---------- Dataset extract
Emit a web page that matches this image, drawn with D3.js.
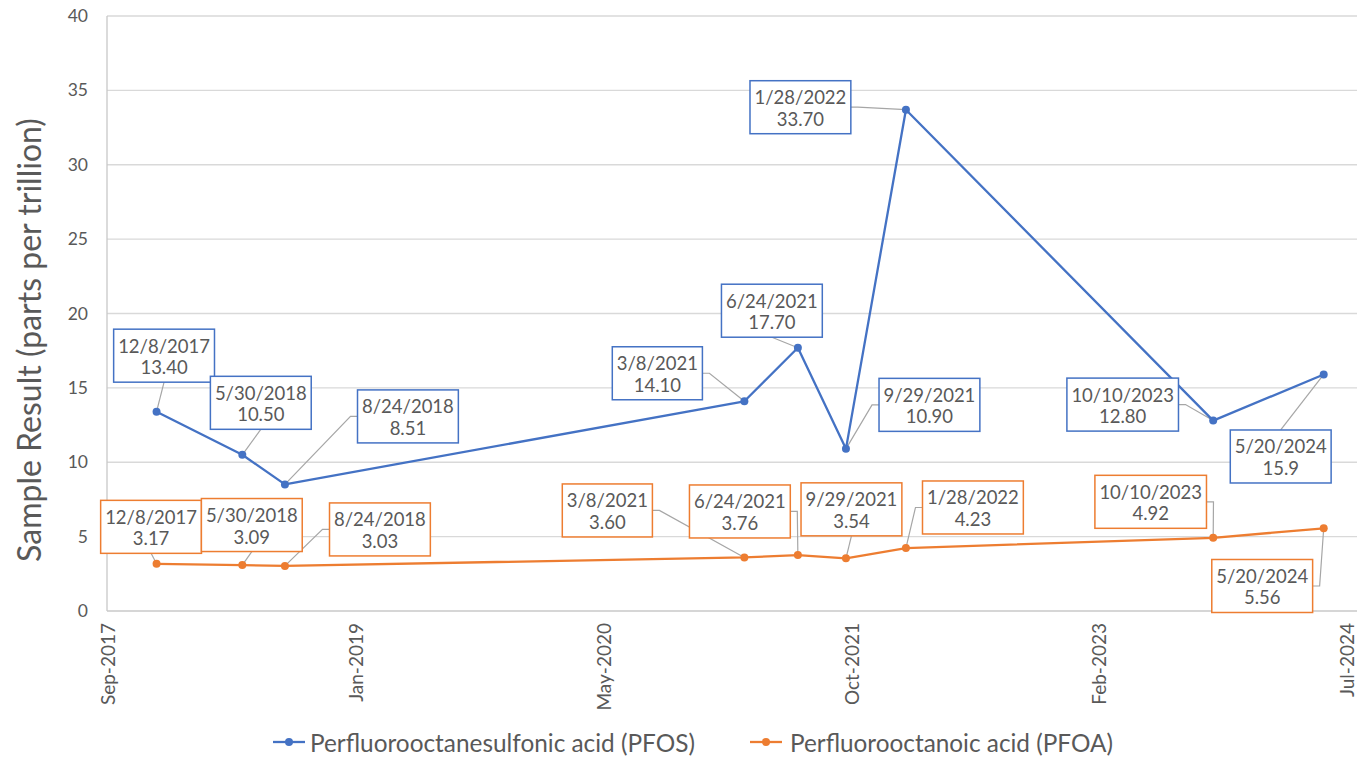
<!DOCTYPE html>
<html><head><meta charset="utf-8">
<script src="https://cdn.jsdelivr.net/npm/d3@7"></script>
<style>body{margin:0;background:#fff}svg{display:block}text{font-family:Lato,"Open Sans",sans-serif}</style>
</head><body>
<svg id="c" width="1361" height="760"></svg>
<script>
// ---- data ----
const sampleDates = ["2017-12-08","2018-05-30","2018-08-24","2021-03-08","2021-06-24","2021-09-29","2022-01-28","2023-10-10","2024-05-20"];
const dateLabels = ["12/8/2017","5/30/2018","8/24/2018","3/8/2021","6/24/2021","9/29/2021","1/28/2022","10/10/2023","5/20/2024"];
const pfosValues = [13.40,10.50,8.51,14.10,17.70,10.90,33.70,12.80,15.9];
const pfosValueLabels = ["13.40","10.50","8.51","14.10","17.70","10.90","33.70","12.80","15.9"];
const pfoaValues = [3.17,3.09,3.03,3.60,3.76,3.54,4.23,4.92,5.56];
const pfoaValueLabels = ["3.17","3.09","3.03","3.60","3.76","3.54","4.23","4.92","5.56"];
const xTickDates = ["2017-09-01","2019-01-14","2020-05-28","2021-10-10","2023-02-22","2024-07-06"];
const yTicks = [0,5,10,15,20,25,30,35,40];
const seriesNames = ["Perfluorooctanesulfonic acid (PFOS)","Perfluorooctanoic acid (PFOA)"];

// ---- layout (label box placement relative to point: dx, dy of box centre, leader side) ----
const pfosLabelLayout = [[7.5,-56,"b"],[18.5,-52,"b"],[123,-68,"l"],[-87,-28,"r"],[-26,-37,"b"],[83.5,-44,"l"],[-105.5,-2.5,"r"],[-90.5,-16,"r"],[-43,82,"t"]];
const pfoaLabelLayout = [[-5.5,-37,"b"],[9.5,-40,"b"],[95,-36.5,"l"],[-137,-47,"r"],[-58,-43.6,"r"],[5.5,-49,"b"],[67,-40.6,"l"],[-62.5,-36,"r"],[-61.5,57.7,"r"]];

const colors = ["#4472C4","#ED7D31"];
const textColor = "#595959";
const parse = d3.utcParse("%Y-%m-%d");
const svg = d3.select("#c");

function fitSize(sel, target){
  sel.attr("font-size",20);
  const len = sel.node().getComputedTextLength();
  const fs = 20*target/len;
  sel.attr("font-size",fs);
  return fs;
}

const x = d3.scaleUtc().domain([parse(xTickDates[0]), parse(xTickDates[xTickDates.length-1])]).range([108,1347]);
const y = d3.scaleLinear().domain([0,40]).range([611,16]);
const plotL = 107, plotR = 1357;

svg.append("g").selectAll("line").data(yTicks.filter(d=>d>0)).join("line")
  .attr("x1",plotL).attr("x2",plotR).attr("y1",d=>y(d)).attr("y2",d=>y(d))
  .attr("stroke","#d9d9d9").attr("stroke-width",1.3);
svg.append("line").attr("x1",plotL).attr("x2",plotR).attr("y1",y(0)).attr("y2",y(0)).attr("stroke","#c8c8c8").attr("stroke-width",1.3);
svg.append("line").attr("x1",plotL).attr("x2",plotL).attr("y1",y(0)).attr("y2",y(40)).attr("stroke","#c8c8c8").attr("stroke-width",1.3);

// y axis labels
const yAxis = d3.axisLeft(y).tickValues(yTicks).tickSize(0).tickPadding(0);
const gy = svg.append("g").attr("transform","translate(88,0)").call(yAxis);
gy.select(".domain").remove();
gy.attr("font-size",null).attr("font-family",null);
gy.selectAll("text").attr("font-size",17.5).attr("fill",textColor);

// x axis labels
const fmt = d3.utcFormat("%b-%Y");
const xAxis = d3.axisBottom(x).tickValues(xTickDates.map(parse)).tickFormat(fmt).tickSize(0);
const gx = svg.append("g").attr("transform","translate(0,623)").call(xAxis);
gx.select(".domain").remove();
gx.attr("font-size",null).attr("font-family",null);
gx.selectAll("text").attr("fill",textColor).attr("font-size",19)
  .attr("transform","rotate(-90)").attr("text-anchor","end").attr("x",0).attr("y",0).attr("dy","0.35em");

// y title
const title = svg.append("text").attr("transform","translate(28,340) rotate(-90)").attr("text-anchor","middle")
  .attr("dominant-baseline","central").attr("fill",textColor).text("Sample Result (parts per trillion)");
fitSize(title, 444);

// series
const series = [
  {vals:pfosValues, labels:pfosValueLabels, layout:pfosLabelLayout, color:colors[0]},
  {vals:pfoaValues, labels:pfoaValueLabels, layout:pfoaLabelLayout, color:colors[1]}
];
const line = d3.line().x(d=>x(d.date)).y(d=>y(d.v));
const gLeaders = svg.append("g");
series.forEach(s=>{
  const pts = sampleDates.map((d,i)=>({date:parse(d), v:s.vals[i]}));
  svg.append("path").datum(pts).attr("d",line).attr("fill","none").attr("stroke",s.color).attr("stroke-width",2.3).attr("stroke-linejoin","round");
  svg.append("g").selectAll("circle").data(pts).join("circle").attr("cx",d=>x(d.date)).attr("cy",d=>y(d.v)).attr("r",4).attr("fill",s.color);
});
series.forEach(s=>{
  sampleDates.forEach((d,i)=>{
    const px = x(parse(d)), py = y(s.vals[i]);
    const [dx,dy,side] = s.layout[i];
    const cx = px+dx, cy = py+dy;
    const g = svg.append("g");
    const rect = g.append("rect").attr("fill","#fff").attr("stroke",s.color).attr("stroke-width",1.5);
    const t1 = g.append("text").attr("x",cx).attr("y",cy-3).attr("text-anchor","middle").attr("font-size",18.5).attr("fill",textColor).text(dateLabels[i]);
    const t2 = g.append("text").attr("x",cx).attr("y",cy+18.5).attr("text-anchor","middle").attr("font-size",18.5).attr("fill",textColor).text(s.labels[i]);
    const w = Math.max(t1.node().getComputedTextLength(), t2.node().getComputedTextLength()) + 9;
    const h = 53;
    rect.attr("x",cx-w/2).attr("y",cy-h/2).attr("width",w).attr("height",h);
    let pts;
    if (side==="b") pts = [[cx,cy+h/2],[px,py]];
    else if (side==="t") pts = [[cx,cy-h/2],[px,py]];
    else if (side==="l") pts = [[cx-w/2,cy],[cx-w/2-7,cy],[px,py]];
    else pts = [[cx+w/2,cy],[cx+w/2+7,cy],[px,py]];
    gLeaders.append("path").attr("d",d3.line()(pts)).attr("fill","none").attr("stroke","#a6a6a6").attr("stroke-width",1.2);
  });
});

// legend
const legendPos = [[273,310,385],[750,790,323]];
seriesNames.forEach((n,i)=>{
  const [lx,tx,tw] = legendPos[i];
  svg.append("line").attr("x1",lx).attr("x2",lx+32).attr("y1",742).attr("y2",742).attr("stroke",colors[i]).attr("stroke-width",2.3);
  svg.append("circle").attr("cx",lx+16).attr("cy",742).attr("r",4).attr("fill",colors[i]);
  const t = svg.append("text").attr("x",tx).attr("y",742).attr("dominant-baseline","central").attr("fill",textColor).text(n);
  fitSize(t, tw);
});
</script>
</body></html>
--------------------
- [Objective]
Print out the whole of the material word for word, without pictures.

- [Reply]
Emit a web page that matches this image, drawn with D3.js.
<!DOCTYPE html>
<html><head><meta charset="utf-8">
<script src="https://cdn.jsdelivr.net/npm/d3@7"></script>
<style>body{margin:0;background:#fff}svg{display:block}text{font-family:Lato,"Open Sans",sans-serif}</style>
</head><body>
<svg id="c" width="1361" height="760"></svg>
<script>
// ---- data ----
const sampleDates = ["2017-12-08","2018-05-30","2018-08-24","2021-03-08","2021-06-24","2021-09-29","2022-01-28","2023-10-10","2024-05-20"];
const dateLabels = ["12/8/2017","5/30/2018","8/24/2018","3/8/2021","6/24/2021","9/29/2021","1/28/2022","10/10/2023","5/20/2024"];
const pfosValues = [13.40,10.50,8.51,14.10,17.70,10.90,33.70,12.80,15.9];
const pfosValueLabels = ["13.40","10.50","8.51","14.10","17.70","10.90","33.70","12.80","15.9"];
const pfoaValues = [3.17,3.09,3.03,3.60,3.76,3.54,4.23,4.92,5.56];
const pfoaValueLabels = ["3.17","3.09","3.03","3.60","3.76","3.54","4.23","4.92","5.56"];
const xTickDates = ["2017-09-01","2019-01-14","2020-05-28","2021-10-10","2023-02-22","2024-07-06"];
const yTicks = [0,5,10,15,20,25,30,35,40];
const seriesNames = ["Perfluorooctanesulfonic acid (PFOS)","Perfluorooctanoic acid (PFOA)"];

// ---- layout (label box placement relative to point: dx, dy of box centre, leader side) ----
const pfosLabelLayout = [[7.5,-56,"b"],[18.5,-52,"b"],[123,-68,"l"],[-87,-28,"r"],[-26,-37,"b"],[83.5,-44,"l"],[-105.5,-2.5,"r"],[-90.5,-16,"r"],[-43,82,"t"]];
const pfoaLabelLayout = [[-5.5,-37,"b"],[9.5,-40,"b"],[95,-36.5,"l"],[-137,-47,"r"],[-58,-43.6,"r"],[5.5,-49,"b"],[67,-40.6,"l"],[-62.5,-36,"r"],[-61.5,57.7,"r"]];

const colors = ["#4472C4","#ED7D31"];
const textColor = "#595959";
const parse = d3.utcParse("%Y-%m-%d");
const svg = d3.select("#c");

function fitSize(sel, target){
  sel.attr("font-size",20);
  const len = sel.node().getComputedTextLength();
  const fs = 20*target/len;
  sel.attr("font-size",fs);
  return fs;
}

const x = d3.scaleUtc().domain([parse(xTickDates[0]), parse(xTickDates[xTickDates.length-1])]).range([108,1347]);
const y = d3.scaleLinear().domain([0,40]).range([611,16]);
const plotL = 107, plotR = 1357;

svg.append("g").selectAll("line").data(yTicks.filter(d=>d>0)).join("line")
  .attr("x1",plotL).attr("x2",plotR).attr("y1",d=>y(d)).attr("y2",d=>y(d))
  .attr("stroke","#d9d9d9").attr("stroke-width",1.3);
svg.append("line").attr("x1",plotL).attr("x2",plotR).attr("y1",y(0)).attr("y2",y(0)).attr("stroke","#c8c8c8").attr("stroke-width",1.3);
svg.append("line").attr("x1",plotL).attr("x2",plotL).attr("y1",y(0)).attr("y2",y(40)).attr("stroke","#c8c8c8").attr("stroke-width",1.3);

// y axis labels
const yAxis = d3.axisLeft(y).tickValues(yTicks).tickSize(0).tickPadding(0);
const gy = svg.append("g").attr("transform","translate(88,0)").call(yAxis);
gy.select(".domain").remove();
gy.attr("font-size",null).attr("font-family",null);
gy.selectAll("text").attr("font-size",17.5).attr("fill",textColor);

// x axis labels
const fmt = d3.utcFormat("%b-%Y");
const xAxis = d3.axisBottom(x).tickValues(xTickDates.map(parse)).tickFormat(fmt).tickSize(0);
const gx = svg.append("g").attr("transform","translate(0,623)").call(xAxis);
gx.select(".domain").remove();
gx.attr("font-size",null).attr("font-family",null);
gx.selectAll("text").attr("fill",textColor).attr("font-size",19)
  .attr("transform","rotate(-90)").attr("text-anchor","end").attr("x",0).attr("y",0).attr("dy","0.35em");

// y title
const title = svg.append("text").attr("transform","translate(28,340) rotate(-90)").attr("text-anchor","middle")
  .attr("dominant-baseline","central").attr("fill",textColor).text("Sample Result (parts per trillion)");
fitSize(title, 444);

// series
const series = [
  {vals:pfosValues, labels:pfosValueLabels, layout:pfosLabelLayout, color:colors[0]},
  {vals:pfoaValues, labels:pfoaValueLabels, layout:pfoaLabelLayout, color:colors[1]}
];
const line = d3.line().x(d=>x(d.date)).y(d=>y(d.v));
const gLeaders = svg.append("g");
series.forEach(s=>{
  const pts = sampleDates.map((d,i)=>({date:parse(d), v:s.vals[i]}));
  svg.append("path").datum(pts).attr("d",line).attr("fill","none").attr("stroke",s.color).attr("stroke-width",2.3).attr("stroke-linejoin","round");
  svg.append("g").selectAll("circle").data(pts).join("circle").attr("cx",d=>x(d.date)).attr("cy",d=>y(d.v)).attr("r",4).attr("fill",s.color);
});
series.forEach(s=>{
  sampleDates.forEach((d,i)=>{
    const px = x(parse(d)), py = y(s.vals[i]);
    const [dx,dy,side] = s.layout[i];
    const cx = px+dx, cy = py+dy;
    const g = svg.append("g");
    const rect = g.append("rect").attr("fill","#fff").attr("stroke",s.color).attr("stroke-width",1.5);
    const t1 = g.append("text").attr("x",cx).attr("y",cy-3).attr("text-anchor","middle").attr("font-size",18.5).attr("fill",textColor).text(dateLabels[i]);
    const t2 = g.append("text").attr("x",cx).attr("y",cy+18.5).attr("text-anchor","middle").attr("font-size",18.5).attr("fill",textColor).text(s.labels[i]);
    const w = Math.max(t1.node().getComputedTextLength(), t2.node().getComputedTextLength()) + 9;
    const h = 53;
    rect.attr("x",cx-w/2).attr("y",cy-h/2).attr("width",w).attr("height",h);
    let pts;
    if (side==="b") pts = [[cx,cy+h/2],[px,py]];
    else if (side==="t") pts = [[cx,cy-h/2],[px,py]];
    else if (side==="l") pts = [[cx-w/2,cy],[cx-w/2-7,cy],[px,py]];
    else pts = [[cx+w/2,cy],[cx+w/2+7,cy],[px,py]];
    gLeaders.append("path").attr("d",d3.line()(pts)).attr("fill","none").attr("stroke","#a6a6a6").attr("stroke-width",1.2);
  });
});

// legend
const legendPos = [[273,310,385],[750,790,323]];
seriesNames.forEach((n,i)=>{
  const [lx,tx,tw] = legendPos[i];
  svg.append("line").attr("x1",lx).attr("x2",lx+32).attr("y1",742).attr("y2",742).attr("stroke",colors[i]).attr("stroke-width",2.3);
  svg.append("circle").attr("cx",lx+16).attr("cy",742).attr("r",4).attr("fill",colors[i]);
  const t = svg.append("text").attr("x",tx).attr("y",742).attr("dominant-baseline","central").attr("fill",textColor).text(n);
  fitSize(t, tw);
});
</script>
</body></html>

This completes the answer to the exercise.